Fair-market value is legally defined as “the price a willing buyer would pay a willing seller, neither being under any compulsion to buy or sell, and both having reasonable knowledge of all the relevant facts.” Many sellers, however, are acting under duress, or face pressure on the eve of an auction to lower their preset reserve price due to a momentary lack of demand. Furthermore, buyers and sellers of art, at auction or elsewhere, do not necessarily have “reasonable knowledge of the relevant facts.” Knowledge may be lopsided, or lacking on both sides. Promoters of art funds refer to this as “information asymmetry,” and it remains one of the chief obstacles to getting art to perform like other financial assets.

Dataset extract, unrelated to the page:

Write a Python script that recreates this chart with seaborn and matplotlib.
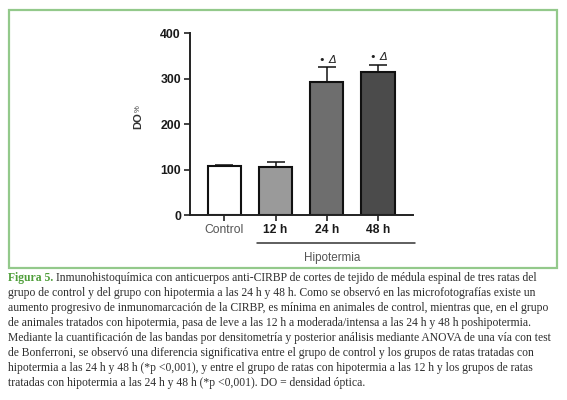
import matplotlib
matplotlib.use("Agg")
import matplotlib.pyplot as plt
import matplotlib.patches as mpatches
import seaborn as sns
import pandas as pd

# Data: optical density (%) per group, mean and upper SEM
groups = ["Control", "12 h", "24 h", "48 h"]
do_mean = [107, 106, 293, 315]
do_sem = [3, 11, 32, 16]
bar_colors = ["#ffffff", "#9a9a9a", "#6e6e6e", "#4b4b4b"]
signif = ["", "", "• Δ", "• Δ"]
y_ticks = [0, 100, 200, 300, 400]

caption_head = "Figura 5."
caption_lines = [
    "Inmunohistoquímica con anticuerpos anti-CIRBP de cortes de tejido de médula espinal de tres ratas del",
    "grupo de control y del grupo con hipotermia a las 24 h y 48 h. Como se observó en las microfotografías existe un",
    "aumento progresivo de inmunomarcación de la CIRBP, es mínima en animales de control, mientras que, en el grupo",
    "de animales tratados con hipotermia, pasa de leve a las 12 h a moderada/intensa a las 24 h y 48 h poshipotermia.",
    "Mediante la cuantificación de las bandas por densitometría y posterior análisis mediante ANOVA de una vía con test",
    "de Bonferroni, se observó una diferencia significativa entre el grupo de control y los grupos de ratas tratadas con",
    "hipotermia a las 24 h y 48 h (*p <0,001), y entre el grupo de ratas con hipotermia a las 12 h y los grupos de ratas",
    "tratadas con hipotermia a las 24 h y 48 h (*p <0,001). DO = densidad óptica.",
]

sns.set_style("ticks")
plt.rcParams["font.family"] = ["Liberation Sans", "DejaVu Sans"]

W, H = 567, 400
fig = plt.figure(figsize=(W / 100, H / 100), dpi=100)
fig.patch.set_facecolor("white")

def fx(px):
    return px / W

def fy(py):
    return 1 - py / H

# green frame around the chart panel
frame = mpatches.Rectangle((fx(8.5), fy(268)), fx(557) - fx(8.5), fy(10) - fy(268),
                           transform=fig.transFigure, fill=False,
                           edgecolor="#93c98b", linewidth=1.6)
fig.add_artist(frame)

ax = fig.add_axes([fx(190), fy(215), fx(413) - fx(190), fy(33.3) - fy(215)])
df = pd.DataFrame({"grupo": groups, "do": do_mean})
sns.barplot(data=df, x="grupo", y="do", hue="grupo", palette=bar_colors,
            legend=False, errorbar=None, width=0.655, edgecolor="#111111",
            linewidth=1.5, ax=ax, zorder=2)

xs = list(range(len(groups)))
ax.errorbar(xs, do_mean, yerr=[[0] * len(do_sem), do_sem], fmt="none",
            ecolor="#111111", elinewidth=1.1, capsize=6.8, capthick=1.1, zorder=3)

for x, m, s, lab in zip(xs, do_mean, do_sem, signif):
    if lab:
        ax.annotate(lab, xy=(x, m + s), xytext=(1, 2), textcoords="offset points",
                    ha="center", va="bottom", fontsize=8, color="#222222",
                    family=["DejaVu Sans"], fontstyle="italic")

ax.set_xlim(-0.67, 3.685)
ax.set_ylim(0, 400)
ax.set_yticks(y_ticks)
ax.set_yticklabels([str(v) for v in y_ticks], fontsize=8.8, fontweight="bold",
                   color="#1a1a1a")
ax.set_xticks(xs)
ax.set_xticklabels(groups, fontsize=8.7)
for i, t in enumerate(ax.get_xticklabels()):
    if i == 0:
        t.set_color("#555555")
    else:
        t.set_fontweight("bold")
        t.set_color("#1a1a1a")
ax.set_xlabel("")
ax.set_ylabel("")
ax.tick_params(axis="both", length=4, width=1.2, pad=2.5, color="#222222")
sns.despine(ax=ax)
for side in ("left", "bottom"):
    ax.spines[side].set_linewidth(1.4)
    ax.spines[side].set_color("#222222")

# group bracket under the hypothermia bars
ax.plot([0.64, 3.72], [-0.154, -0.154], color="#333333", linewidth=1.1,
        transform=ax.get_xaxis_transform(), clip_on=False)
ax.text(2.1, -0.235, "Hipotermia", transform=ax.get_xaxis_transform(),
        ha="center", va="center", fontsize=8.4, color="#555555")

# y-axis title
fig.text(fx(138), fy(120.5), "DO", rotation=90, ha="center", va="center",
         fontsize=8, fontweight="bold", color="#333333")
fig.text(fx(138), fy(108.5), "%", rotation=90, ha="center", va="center",
         fontsize=5.5, color="#333333")

# caption
serif = ["Liberation Serif", "DejaVu Serif"]
cap_size = 8.4
cap_color = "#2e2e2e"
y0, dy = 281.5, 14.95
head = fig.text(fx(8), fy(y0), caption_head, ha="left", va="baseline",
                fontsize=cap_size, family=serif, fontweight="bold", color="#4f9e3a")
fig.canvas.draw()
r = fig.canvas.get_renderer()
bb = head.get_window_extent(r)
fig.text(bb.x1 / W + fx(3), fy(y0), caption_lines[0], ha="left", va="baseline",
         fontsize=cap_size, family=serif, color=cap_color)
for i, line in enumerate(caption_lines[1:], start=1):
    fig.text(fx(8), fy(y0 + i * dy), line, ha="left", va="baseline",
             fontsize=cap_size, family=serif, color=cap_color)

fig.savefig("out.png", dpi=100, facecolor="white")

Buying and selling art intelligently require in-depth knowledge of the work in question: its importance and quality relative to other examples by the artist; its condition; the artist’s price history as evaluated in the context of the preceding factors. There is no way to acquire this knowledge other than by following an artist’s market day-in and day-out, and this has historically been the function of the specialist dealer. Some may object that a dealer’s financial interest taints his or her expertise, but ideally the dealer’s self-interest (sustaining professional relationships and reputation) should coincide with that of the buyer (paying an appropriate price). It is the dealer’s job to equalize knowledge on the buyer’s and the seller’s sides of the equation and to ensure that the final price does in fact reflect fair-market value.

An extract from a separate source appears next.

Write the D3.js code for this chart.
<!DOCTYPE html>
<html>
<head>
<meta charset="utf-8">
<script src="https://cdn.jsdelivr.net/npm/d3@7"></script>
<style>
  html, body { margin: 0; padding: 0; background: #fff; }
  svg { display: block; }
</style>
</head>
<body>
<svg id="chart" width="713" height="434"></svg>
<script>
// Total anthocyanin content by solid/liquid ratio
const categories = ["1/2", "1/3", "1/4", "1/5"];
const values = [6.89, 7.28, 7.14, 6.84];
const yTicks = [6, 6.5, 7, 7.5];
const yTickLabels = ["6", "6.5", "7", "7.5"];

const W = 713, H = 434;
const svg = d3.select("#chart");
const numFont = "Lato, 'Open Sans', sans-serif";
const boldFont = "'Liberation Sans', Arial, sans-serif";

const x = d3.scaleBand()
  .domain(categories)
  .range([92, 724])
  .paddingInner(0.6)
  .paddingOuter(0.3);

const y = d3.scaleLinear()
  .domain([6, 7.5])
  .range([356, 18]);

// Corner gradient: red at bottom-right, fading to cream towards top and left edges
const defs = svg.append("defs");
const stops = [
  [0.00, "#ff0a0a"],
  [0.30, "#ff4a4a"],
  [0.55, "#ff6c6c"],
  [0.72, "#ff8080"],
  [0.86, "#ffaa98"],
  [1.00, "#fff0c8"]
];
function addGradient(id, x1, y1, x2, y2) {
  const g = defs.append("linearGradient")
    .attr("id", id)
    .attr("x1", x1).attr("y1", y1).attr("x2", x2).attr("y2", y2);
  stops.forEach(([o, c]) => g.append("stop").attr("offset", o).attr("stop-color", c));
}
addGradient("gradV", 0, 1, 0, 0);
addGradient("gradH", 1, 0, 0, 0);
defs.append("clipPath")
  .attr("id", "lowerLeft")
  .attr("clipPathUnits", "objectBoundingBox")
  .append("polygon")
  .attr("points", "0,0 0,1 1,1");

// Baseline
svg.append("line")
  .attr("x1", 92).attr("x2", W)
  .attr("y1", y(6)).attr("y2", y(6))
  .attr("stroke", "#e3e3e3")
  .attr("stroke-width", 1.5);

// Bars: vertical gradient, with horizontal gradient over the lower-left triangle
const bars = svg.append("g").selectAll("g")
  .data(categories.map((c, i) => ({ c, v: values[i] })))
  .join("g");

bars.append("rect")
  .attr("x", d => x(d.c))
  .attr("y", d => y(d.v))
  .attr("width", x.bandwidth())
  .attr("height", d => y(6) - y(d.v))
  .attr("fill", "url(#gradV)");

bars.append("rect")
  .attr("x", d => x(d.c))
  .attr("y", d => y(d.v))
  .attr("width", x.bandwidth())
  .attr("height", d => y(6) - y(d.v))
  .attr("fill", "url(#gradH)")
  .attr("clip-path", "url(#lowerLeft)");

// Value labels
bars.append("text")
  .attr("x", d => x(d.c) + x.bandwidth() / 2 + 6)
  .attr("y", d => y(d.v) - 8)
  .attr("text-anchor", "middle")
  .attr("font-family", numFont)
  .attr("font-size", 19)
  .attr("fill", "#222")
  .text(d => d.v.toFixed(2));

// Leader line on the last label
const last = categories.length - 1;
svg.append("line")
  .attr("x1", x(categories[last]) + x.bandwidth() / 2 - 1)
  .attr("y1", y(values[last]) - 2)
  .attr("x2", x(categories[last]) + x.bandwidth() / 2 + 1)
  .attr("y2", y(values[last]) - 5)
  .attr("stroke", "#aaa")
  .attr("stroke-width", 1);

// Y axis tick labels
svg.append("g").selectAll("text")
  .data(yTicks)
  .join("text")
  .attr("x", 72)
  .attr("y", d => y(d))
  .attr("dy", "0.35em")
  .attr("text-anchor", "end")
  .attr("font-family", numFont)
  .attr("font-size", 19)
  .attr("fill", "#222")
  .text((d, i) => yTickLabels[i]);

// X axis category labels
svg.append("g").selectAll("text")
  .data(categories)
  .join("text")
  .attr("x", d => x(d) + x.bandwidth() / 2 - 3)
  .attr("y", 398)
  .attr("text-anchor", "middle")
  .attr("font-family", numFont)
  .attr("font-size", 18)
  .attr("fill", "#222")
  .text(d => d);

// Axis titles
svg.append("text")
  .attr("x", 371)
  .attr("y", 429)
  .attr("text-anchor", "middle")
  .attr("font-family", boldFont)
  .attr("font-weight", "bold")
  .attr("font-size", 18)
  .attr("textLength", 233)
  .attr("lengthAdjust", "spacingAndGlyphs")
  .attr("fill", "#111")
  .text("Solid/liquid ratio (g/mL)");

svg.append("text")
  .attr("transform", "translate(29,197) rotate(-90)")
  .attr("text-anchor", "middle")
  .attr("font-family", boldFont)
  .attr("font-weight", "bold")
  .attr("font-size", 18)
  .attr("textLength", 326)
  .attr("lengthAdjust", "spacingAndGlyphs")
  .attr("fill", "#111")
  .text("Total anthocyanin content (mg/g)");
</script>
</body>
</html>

Hyperinflation at the upper reaches of the art market distorts the relationship between price and value, with highly publicized record-breaking sales obscuring more ambiguous results. As the traditional arbiters of cultural significance—scholars, curators and critics—shuttle back and forth between the non-profit and for-profit sectors, it is becoming impossible to find an area of the art world that has not been infiltrated by financial considerations. Conventional art criticism no longer has much influence, and museum agendas are routinely shaped by wealthy collectors. The melding of the art and fashion worlds reflects a shared vision based on trendsetting, self-promotion and marketing. All the foregoing tendencies favor short-term monetary gain at the expense of deeper aesthetic appreciation, and, ironically, reduce the chances that the art in question will retain its value over the long term.
It is not necessarily desirable or even possible to completely divorce art from the commercial realm, but when art becomes nothing more than a financial instrument, it ceases to be art. That may be why the modernists, living through the early phases of industrial capitalism, attempted to insulate themselves from the market. This attempt, even if delusional, gave modernism a moral core that is lacking in much of the art produced today. The excesses of the art market are an outgrowth of an economy that has lost its moral core. Capitalism is seen as an unmitigated good, and government as little more than an impediment to the market’s proper workings. All of this is usually presented with a Darwinian aura of inevitability that gives us no choice but to adapt or perish. However, if we and our government do not start to prune back the vines and weeds that are taking over our economic garden, we will soon find that there is nothing else left.